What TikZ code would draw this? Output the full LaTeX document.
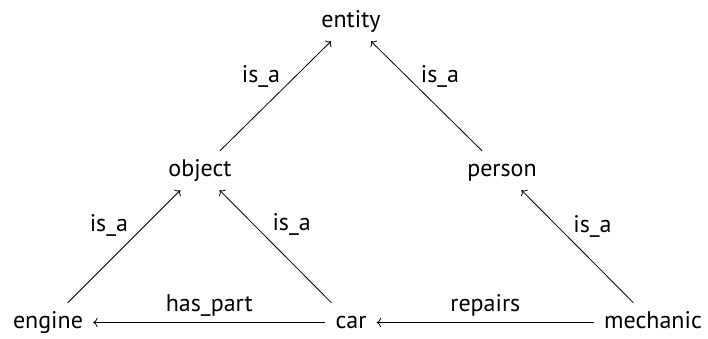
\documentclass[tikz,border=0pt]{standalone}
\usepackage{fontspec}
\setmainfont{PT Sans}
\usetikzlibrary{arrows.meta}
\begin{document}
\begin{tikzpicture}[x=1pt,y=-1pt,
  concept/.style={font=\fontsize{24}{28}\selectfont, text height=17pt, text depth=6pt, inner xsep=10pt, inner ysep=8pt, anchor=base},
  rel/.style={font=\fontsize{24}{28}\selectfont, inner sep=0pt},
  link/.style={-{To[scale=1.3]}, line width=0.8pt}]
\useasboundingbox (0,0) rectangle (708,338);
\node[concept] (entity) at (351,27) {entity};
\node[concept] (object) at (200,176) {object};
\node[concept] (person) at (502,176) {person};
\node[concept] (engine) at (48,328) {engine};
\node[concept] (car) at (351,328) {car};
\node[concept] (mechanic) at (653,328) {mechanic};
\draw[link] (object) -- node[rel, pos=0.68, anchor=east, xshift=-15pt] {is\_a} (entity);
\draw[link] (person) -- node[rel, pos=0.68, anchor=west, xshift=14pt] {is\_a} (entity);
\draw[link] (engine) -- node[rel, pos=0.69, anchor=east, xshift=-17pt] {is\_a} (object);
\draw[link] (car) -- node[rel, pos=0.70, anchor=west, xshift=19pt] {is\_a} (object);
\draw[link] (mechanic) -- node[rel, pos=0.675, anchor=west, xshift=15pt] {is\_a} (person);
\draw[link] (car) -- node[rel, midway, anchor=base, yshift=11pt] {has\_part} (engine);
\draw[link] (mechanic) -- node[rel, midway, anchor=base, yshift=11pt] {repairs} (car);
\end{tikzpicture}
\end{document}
================================
Print out the material word for word, omitting the pictures.

### The solution
What TikZ code would draw this? Output the full LaTeX document.
\documentclass[tikz,border=0pt]{standalone}
\usepackage{fontspec}
\setmainfont{PT Sans}
\usetikzlibrary{arrows.meta}
\begin{document}
\begin{tikzpicture}[x=1pt,y=-1pt,
  concept/.style={font=\fontsize{24}{28}\selectfont, text height=17pt, text depth=6pt, inner xsep=10pt, inner ysep=8pt, anchor=base},
  rel/.style={font=\fontsize{24}{28}\selectfont, inner sep=0pt},
  link/.style={-{To[scale=1.3]}, line width=0.8pt}]
\useasboundingbox (0,0) rectangle (708,338);
\node[concept] (entity) at (351,27) {entity};
\node[concept] (object) at (200,176) {object};
\node[concept] (person) at (502,176) {person};
\node[concept] (engine) at (48,328) {engine};
\node[concept] (car) at (351,328) {car};
\node[concept] (mechanic) at (653,328) {mechanic};
\draw[link] (object) -- node[rel, pos=0.68, anchor=east, xshift=-15pt] {is\_a} (entity);
\draw[link] (person) -- node[rel, pos=0.68, anchor=west, xshift=14pt] {is\_a} (entity);
\draw[link] (engine) -- node[rel, pos=0.69, anchor=east, xshift=-17pt] {is\_a} (object);
\draw[link] (car) -- node[rel, pos=0.70, anchor=west, xshift=19pt] {is\_a} (object);
\draw[link] (mechanic) -- node[rel, pos=0.675, anchor=west, xshift=15pt] {is\_a} (person);
\draw[link] (car) -- node[rel, midway, anchor=base, yshift=11pt] {has\_part} (engine);
\draw[link] (mechanic) -- node[rel, midway, anchor=base, yshift=11pt] {repairs} (car);
\end{tikzpicture}
\end{document}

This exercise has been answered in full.